My friend’s elderly father provided years of home care to his wife before her advancing Alzheimer’s required an outside placement. Then, for several more years, he made daily trips to feed his wife and hold her hand at the nursing home. If you know a father or husband like this, then you know someone who deserves special recognition today.
Male caregivers have specific needs but many don’t like discussing the emotional aspects of their role in mixed-gender company. According to a poll done by AARP and NORC, men who are caring for spouses may also face more stress than other types of caregivers. Lynn Feinberg, a caregiving specialist at AARP, says that people caring for a spouse tend to get less help from family and friends — compared to adults caring for their parents. A second factor common to those caring for a spouse is their older age. According to the NORC poll, the average age of spousal caregivers is 67 — for parent caregivers it’s 58.
Back in 1999, men comprised less than 25% of caregivers. But a study on Caregiving in the USA done by the National Alliance for Caregiving and AARP. found that today about 35% of caregivers are male. The increase in male caregivers has prompted a surge in the number of male caregivers attending support groups.
Some healthcare providers are planning ahead to design better support services for the growing number of men who will need them.

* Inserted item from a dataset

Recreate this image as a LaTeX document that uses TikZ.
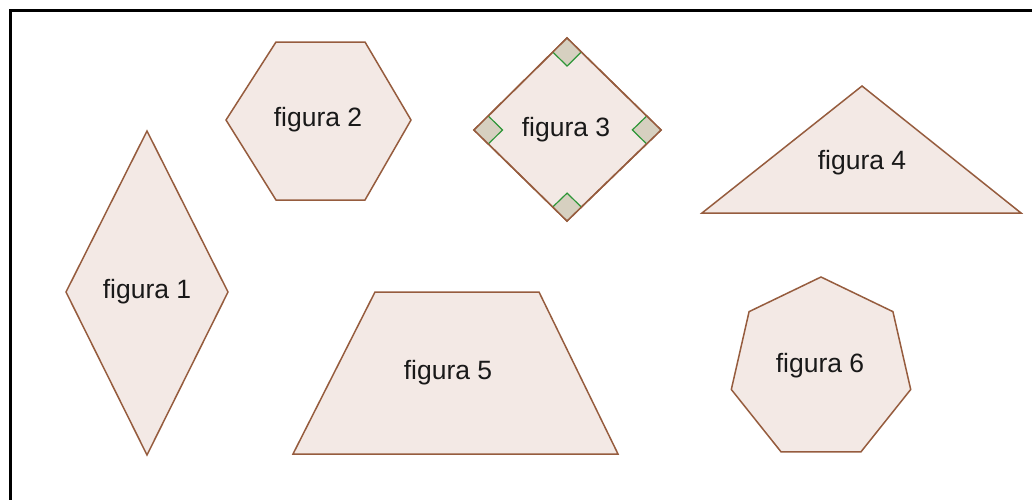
\documentclass[tikz,border=0pt]{standalone}
\usepackage{fontspec}
\setmainfont{Liberation Sans}
\usetikzlibrary{calc}
\definecolor{shapefill}{RGB}{243,233,229}
\definecolor{shapeline}{RGB}{150,92,62}
\definecolor{markfill}{RGB}{214,208,192}
\definecolor{markgreen}{RGB}{45,150,55}
\definecolor{txt}{RGB}{25,25,25}
\begin{document}
\begin{tikzpicture}[x=1pt,y=-1pt,
  polyshape/.style={fill=shapefill,draw=shapeline,line width=1.5pt,line join=miter},
  lbl/.style={font=\fontsize{26.5}{26.5}\selectfont,text=txt,inner sep=0pt},
  framebar/.style={draw=black,line width=3pt},
  rightmark/.style={fill=markfill,draw=none},
  markside/.style={draw=markgreen,line width=1.2pt}]
\useasboundingbox (0,0) rectangle (1032,499);
\fill[white] (0,0) rectangle (1032,499);
% frame
\coordinate (fbl) at (10.5,500);
\coordinate (ftl) at (10.5,10.5);
\coordinate (ftr) at (1033,10.5);
\draw[framebar] (fbl) -- (ftl) -- (ftr);

% figura 1 : rhombus
\coordinate (a1) at (147,131);
\coordinate (a2) at (228,292);
\coordinate (a3) at (147,455);
\coordinate (a4) at (66,292);
\draw[polyshape] (a1) -- (a2) -- (a3) -- (a4) -- cycle;
\node[lbl] (f1) at (147,292) {figura 1};

% figura 2 : hexagon
\coordinate (b1) at (276,42);
\coordinate (b2) at (365,42);
\coordinate (b3) at (411,120);
\coordinate (b4) at (365,200);
\coordinate (b5) at (276,200);
\coordinate (b6) at (226,120);
\draw[polyshape] (b1) -- (b2) -- (b3) -- (b4) -- (b5) -- (b6) -- cycle;
\node[lbl] (f2) at (318,120) {figura 2};

% figura 3 : square with right-angle marks
\coordinate (cT) at (567,38);
\coordinate (cR) at (661,130);
\coordinate (cB) at (567,221);
\coordinate (cL) at (474,130);
\draw[polyshape] (cT) -- (cR) -- (cB) -- (cL) -- cycle;
\foreach \v/\p/\n in {cT/cL/cR, cR/cT/cB, cB/cR/cL, cL/cB/cT}{
  \coordinate (m1) at ($(\v)!20pt!(\p)$);
  \coordinate (m2) at ($(\v)!20pt!(\n)$);
  \coordinate (m3) at ($(m1)+(m2)-(\v)$);
  \fill[rightmark] (\v) -- (m1) -- (m3) -- (m2) -- cycle;
  \draw[markside] (m1) -- (m3) -- (m2);
}
\draw[draw=shapeline,line width=1.5pt,line join=miter] (cT) -- (cR) -- (cB) -- (cL) -- cycle;
\node[lbl] (f3) at (566,130) {figura 3};

% figura 4 : triangle
\coordinate (d1) at (862,86);
\coordinate (d2) at (1021,213);
\coordinate (d3) at (702,213);
\draw[polyshape] (d1) -- (d2) -- (d3) -- cycle;
\node[lbl] (f4) at (862,163) {figura 4};

% figura 5 : trapezoid
\coordinate (e1) at (375,292);
\coordinate (e2) at (539,292);
\coordinate (e3) at (618,454);
\coordinate (e4) at (293,454);
\draw[polyshape] (e1) -- (e2) -- (e3) -- (e4) -- cycle;
\node[lbl] (f5) at (448,373) {figura 5};

% figura 6 : heptagon
\draw[polyshape] (821,277)
  \foreach \k in {1,...,6}{ -- ($(821,369)+({90+\k*360/7}:92 and -92)$) } -- cycle;
\node[lbl] (f6) at (820,366) {figura 6};
\end{tikzpicture}
\end{document}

In Florida, Hospice by the Sea is looking at the needs of male caregivers as part of research on workplace caregiving funded by United Healthcare. Their findings will provide the groundwork for developing more effective initiatives to support men.
We may wait years to find out what the social scientists have to say, so let’s do something today. Make it a point to send Father’s Day hugs to the valiant men you know. We’re in this together and, guys, you are very special!